Segundo representantes de dois consórcios que disputam o contrato, o critério já estava acordado, mas o governo voltou atrás na última hora. Um dos executivos envolvidos na disputa - que preferiu não se identificar - disse que sua empresa encomendou a um escritório brasileiro um estudo de demanda alternativo ao do governo. O resultado: uma demanda quase 50% inferior à prevista pelo governo. Um representante de outro consórcio diz que também tenta fazer a própria previsão de demanda, mas no momento ainda está preocupado em descobrir como o governo chegou nos próprios números. Na proposta brasileira, no primeiro ano de operação, o TAV transportaria 18 milhões de passageiros - 50% do total da rota entre Campinas, Rio de Janeiro e São Paulo. Em sete anos, o movimento já seria 80% maior, e chegaria a 100 milhões em 2044.

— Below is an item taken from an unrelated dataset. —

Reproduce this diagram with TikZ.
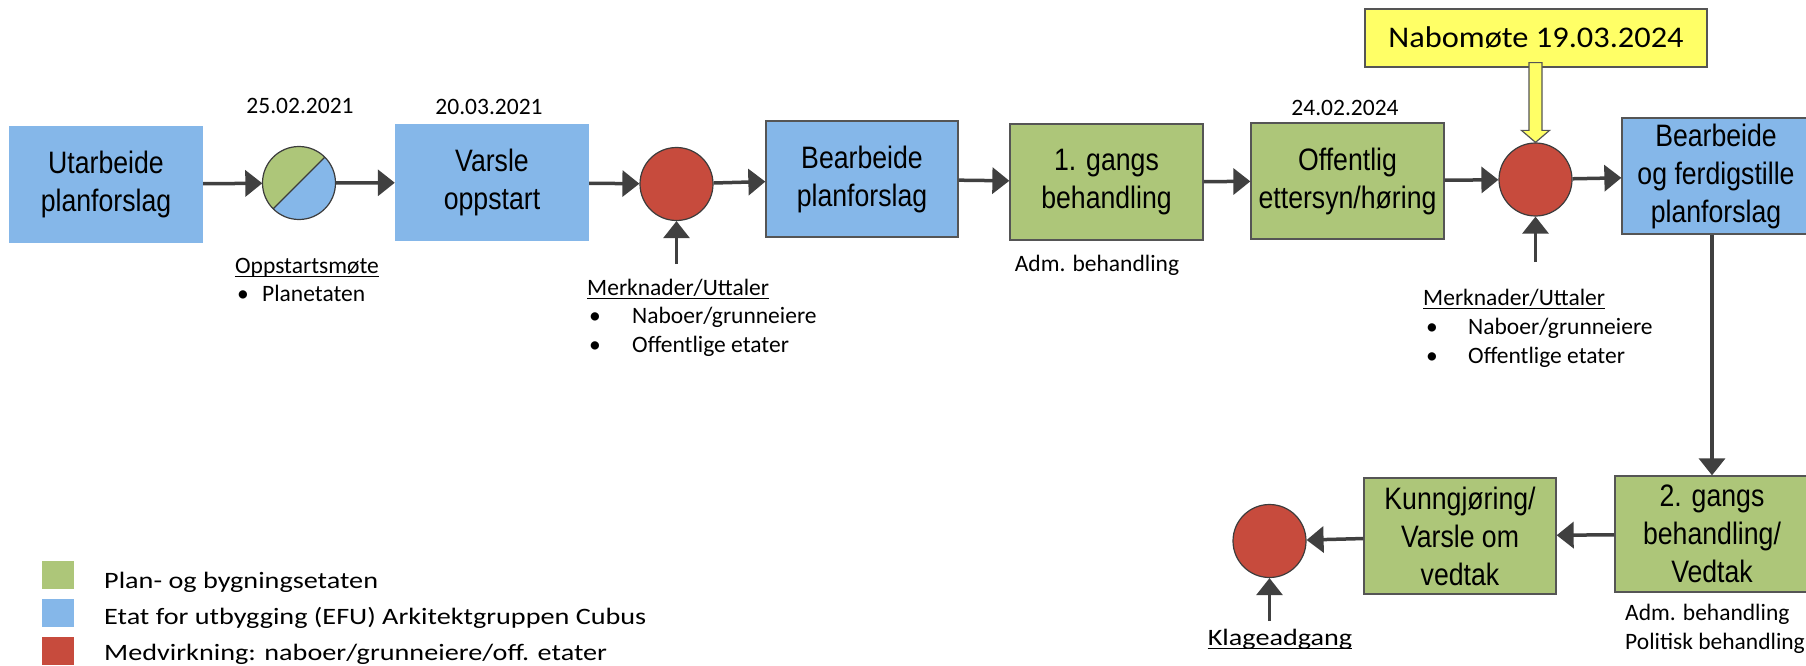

A partir do estudo de demanda, o governo estima que a receita arrecadada pela concessionária chegará a R$ 171 bilhões nos 40 anos de contrato. A maior parte desse valor, R$ 99 bilhões, será obtida nos últimos anos de concessão, de 2035 a 2049. Isso garantiria uma Taxa Interna de Retorno (TIR) do projeto de 5,7% ao ano e de 9,2% ao ano ao acionista.

Para Helcio Aunhão, diretor de novos negócios de mobilidade da Siemens, não há dados o suficiente para se falar em retorno do investimento. "É um projeto novo, sem um histórico de resultados no país. Estamos em uma situação de ter de aceitar um estudo de demanda sem saber a sua base", diz ele.

A companhia está pleiteando que seja determinada uma demanda mínima, abaixo da qual o governo federal assuma o risco, como foi feito na Parceria Público-Privada (PPP) da Linha 4 do metrô de São Paulo. No projeto paulista, o governo estadual cobrirá a diferença entre a demanda real e a esperada, mas em caso de movimento maior de passageiros, o poder público também tem participação nos lucros.

Segundo o consultor Carlos de Faro Passos, professor da Fundação Getulio Vargas (FGV/SP), por não haver o projeto básico, o custo também é uma variável de risco no projeto. "Apenas com um projeto referencial não é possível dizer se no fim o custo vai ser de R$ 30 bilhões ou de R$ 70 bilhões."

Para o representante de um dos consórcios, um problema grave é que o governo cobrirá os custos de desapropriação e licenciamento, mas apenas do traçado sugerido pelo estudo inicial - que foi apresentado antes da liberação dos estudos geológicos. Para a empresa, os custos decorrentes de qualquer mudança de traçado - e sua proposta já apontou várias alterações - ficarão a cargo do concessionário se superar o valor estimado pelo governo.

O diretor da Siemens explica que as empresas estão preparando suas propostas em cima do projeto referencial, mas será necessário ao menos um ano para que o consórcio vencedor prepare o projeto definitivo do trem-bala. "Só a partir disso é que vamos ter o custo real do empreendimento", afirmou.